France is currently engaged in a national debate focusing on grilled meat garnished with salad and wrapped up in a flatbread. Kebabs returned to the political spotlight last month, when the city of Marseille announced a crackdown on snack bars in its city center—allowing officials to preempt commercial leases in an area where almost all these establishments are kebab shops. This comes on the heels of a more explicit anti-kebab ban in the city of Béziers in 2015. Meanwhile, several major Italian cities, including Florence and Venice, are trying to banish the hugely popular street food from the city core, too.
The food fight isn’t explicitly about employment, taxation, or foreign policy, but all three do come into play—as does the bigger question of national identity. The kebab, France’s third-most-popular takeaway food, has thus become a focal point for the debate about multiculturalism and how cities imagine themselves. [...]

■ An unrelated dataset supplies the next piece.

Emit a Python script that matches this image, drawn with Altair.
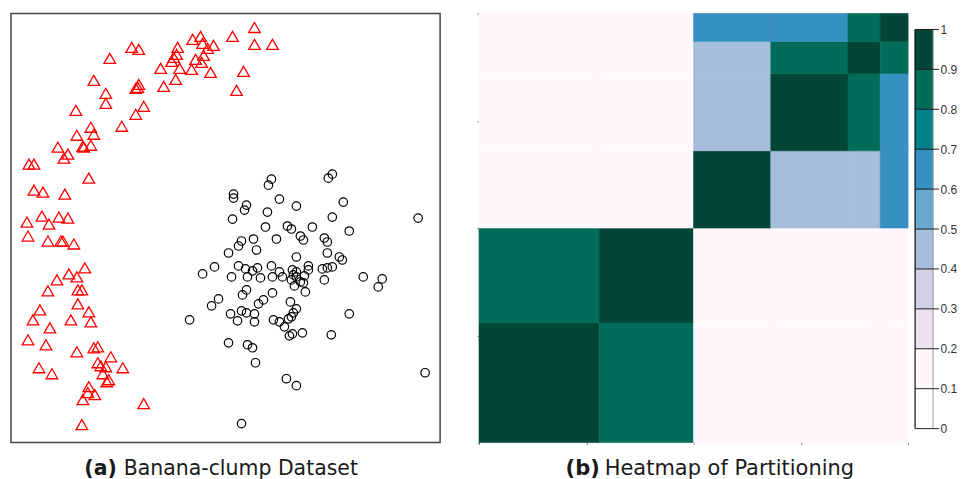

“There’s a clear connection between economic stress and the birth of this debate over kebab shops,” says Raffard. “Usually, no one explicitly says, ‘we are banning kebab shops because we don’t want foreigners,’ but that this feeling lies underneath is nonetheless quite clear. The same cities that try to clear out kebabs never make the same policies about sushi or pizza or Chinese restaurants, for example, even though these are not specifically local. The target of the discourse are people coming from traditionally Muslim countries.” [...]
A key criticism from opponents is that kebabs are poor quality, trashy food that somehow undercuts and damages local food traditions. This is hogwash. For a start, France’s and Europe’s kebabs vary hugely, from the cheapest most basic wraps that come in at around €4 to gourmet fare sold for twice that. Since most regions and countries have their own local variations, the product is also far from uniform. Certainly the meat isn’t always great at the cheap end, but then neither usually is the ham that goes into a classically French croque Monsieur (a toasted sandwich with ham and cheese, or sometimes a cheesy bechamel sauce). The kebab isn’t a monument to low quality—it’s a happy example of the market providing decent food cheaply.